The 3rd District spans a wide spectrum of income levels from the poorest urban dwellers of Wyandotte County to the richest of the rich in Johnson County. Its residents increasingly reflect immigrant cultures from the world over. Kultala appears to have the talent, the sensitivity and the genuine political radar to address the needs of all.

2nd District

Margie Wakefield has practiced law in Lawrence for 29 years and has a family history of public service. She worked for Hillary Clinton’s presidential campaign in 2008 and now is waging an uphill though not impossible campaign against three-term GOP incumbent Rep.

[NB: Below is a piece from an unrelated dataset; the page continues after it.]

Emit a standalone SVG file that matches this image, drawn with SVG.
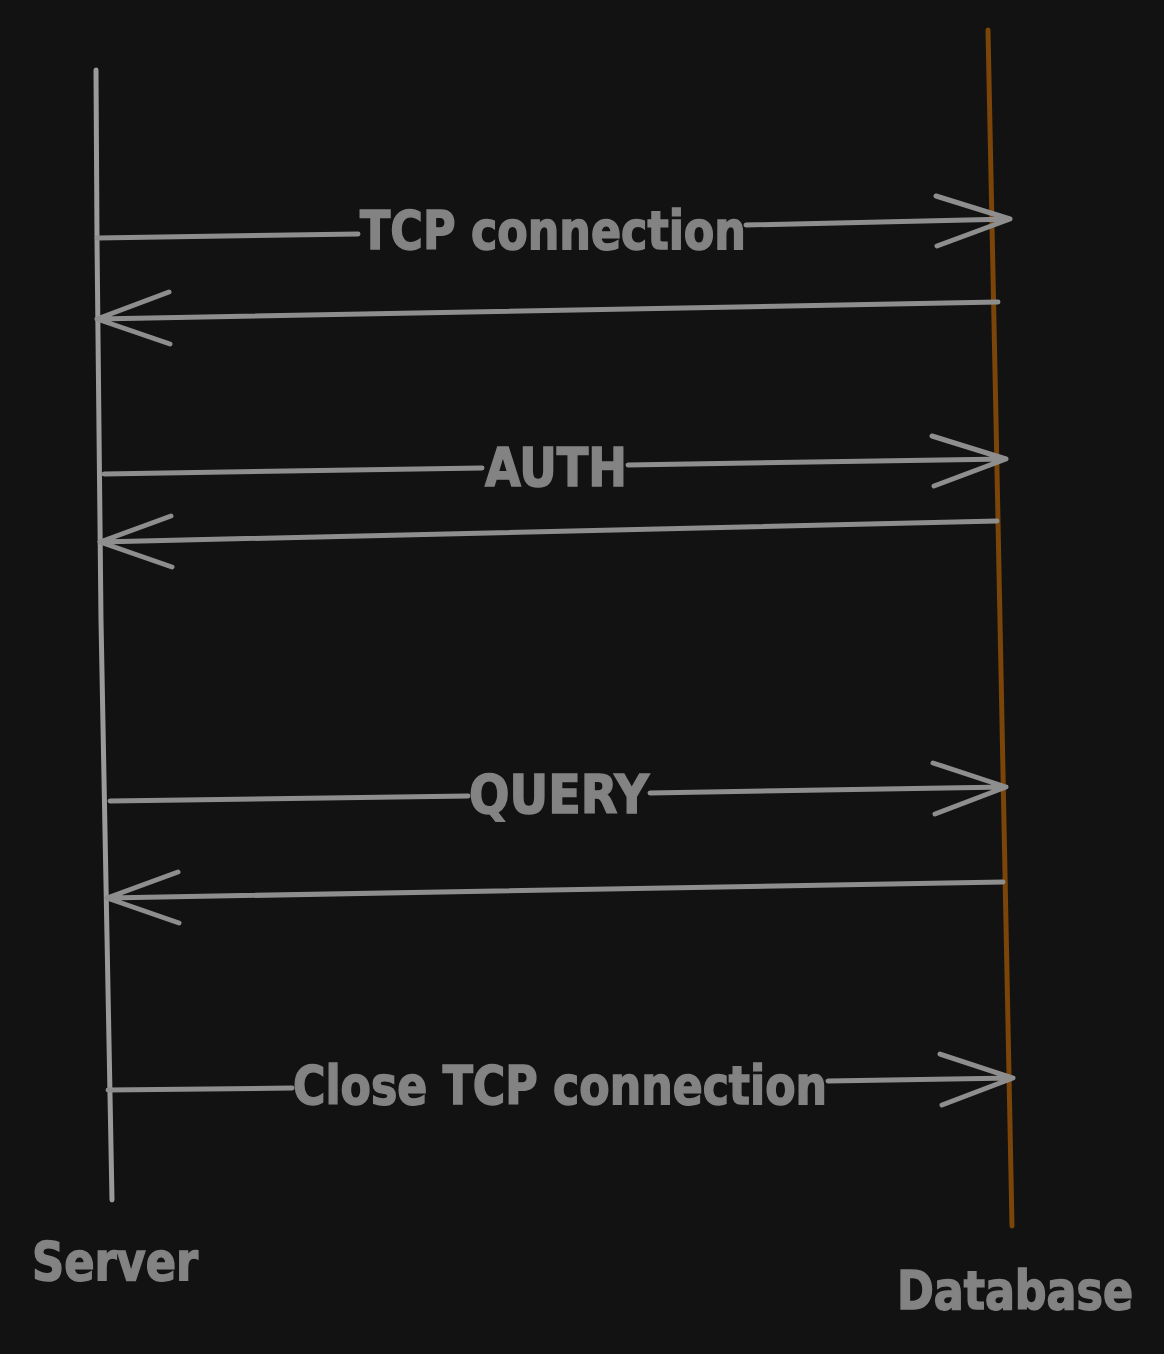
<svg xmlns="http://www.w3.org/2000/svg" width="1164" height="1354" viewBox="0 0 1164 1354">
<style>
.ln{fill:none;stroke:#8e8e8e;stroke-width:5;stroke-linecap:round;stroke-linejoin:round}
.life{fill:none;stroke:#9a9a9a;stroke-width:5;stroke-linecap:round}
.db{fill:none;stroke:#7b4408;stroke-width:5;stroke-linecap:round}
.t{font-family:"DejaVu Sans Condensed","DejaVu Sans",sans-serif;font-weight:bold;fill:#838383;stroke:#838383;stroke-width:1.5;font-size:54px;text-anchor:middle}
</style>
<rect width="1164" height="1354" fill="#121212"/>
<g id="server">
<path class="life" d="M96 70 L97 240 L101 620 L112 1200"/>
<text class="t" x="115" y="1280" textLength="166" lengthAdjust="spacingAndGlyphs">Server</text>
</g>
<g id="database">
<path class="db" d="M988 30 L996 420 L1012 1226"/>
<text class="t" x="1015" y="1309" textLength="236" lengthAdjust="spacingAndGlyphs">Database</text>
</g>
<g id="connectors">
<path class="ln" d="M97 238 L358 234 M746 225 L1010 219 M936 196 L1010 219 L937 246"/>
<path class="ln" d="M998 302 L97 319 M169 292 L97 319 L170 344"/>
<path class="ln" d="M104 474 L482 468 M628 465 L1006 459 M932 436 L1006 459 L934 486"/>
<path class="ln" d="M997 521 L100 542 M171 516 L100 542 L172 567"/>
<path class="ln" d="M110 801 L468 796 M650 793 L1006 787 M933 763 L1006 787 L935 814"/>
<path class="ln" d="M1003 882 L107 898 M178 872 L107 898 L179 923"/>
<path class="ln" d="M108 1090 L292 1088 M828 1081 L1013 1078 M940 1054 L1013 1078 L942 1105"/>
</g>
<g id="labels">
<text class="t" x="553" y="249" textLength="386" lengthAdjust="spacingAndGlyphs">TCP connection</text>
<text class="t" x="556" y="486" textLength="142" lengthAdjust="spacingAndGlyphs">AUTH</text>
<text class="t" x="559" y="813" textLength="180" lengthAdjust="spacingAndGlyphs">QUERY</text>
<text class="t" x="560" y="1104" textLength="534" lengthAdjust="spacingAndGlyphs">Close TCP connection</text>
</g>
</svg>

Lynn Jenkins.

Wakefield says that as she travels the 25 eastern Kansas counties in the district, she is consistently surprised by the level of frustration expressed toward Congress in general and Jenkins in particular over the appearance that nothing good is being done in the Republican-controlled House.

In more than five years as a House member, Jenkins more often than not voted on behalf of business interests rather than consumers and workers. She has voted to cut education spending, Head Start programs and Pell grants for college students. Wakefield, by contrast, would make support for public education one of her top priorities.

If elected to Congress, Wakefield also would first ask to serve on the House Agriculture Committee, providing a voice on that panel that farmers in the district and across Kansas have lacked for a few years. Jenkins voted against the 2014 Farm Bill. Wakefield and many farmers she has spoken with in her travels recognize that the Farm Bill was not perfect. But they’re willing to trade off the things they don’t much like for some of the certainty of doing farm business that the legislation provides. That sounds like rational compromise, which the U.S. Capitol sorely is in need of and which partisans like Jenkins have failed to provide.

Wakefield has been boosted by increasing attention on this and other nail-biter races in GOP-dominated Kansas.

Despite being outspent by a wide margin, she feels confident about her campaign’s efforts on television and in door-to-door appeals since Labor Day. She praises the work that 6,000 volunteers are doing on her behalf.

Second District voters should feel comfortable sending this moderate Democrat to Washington at a time when the nation’s capital can use much more moderation and a genuine feeling for the lives of real people.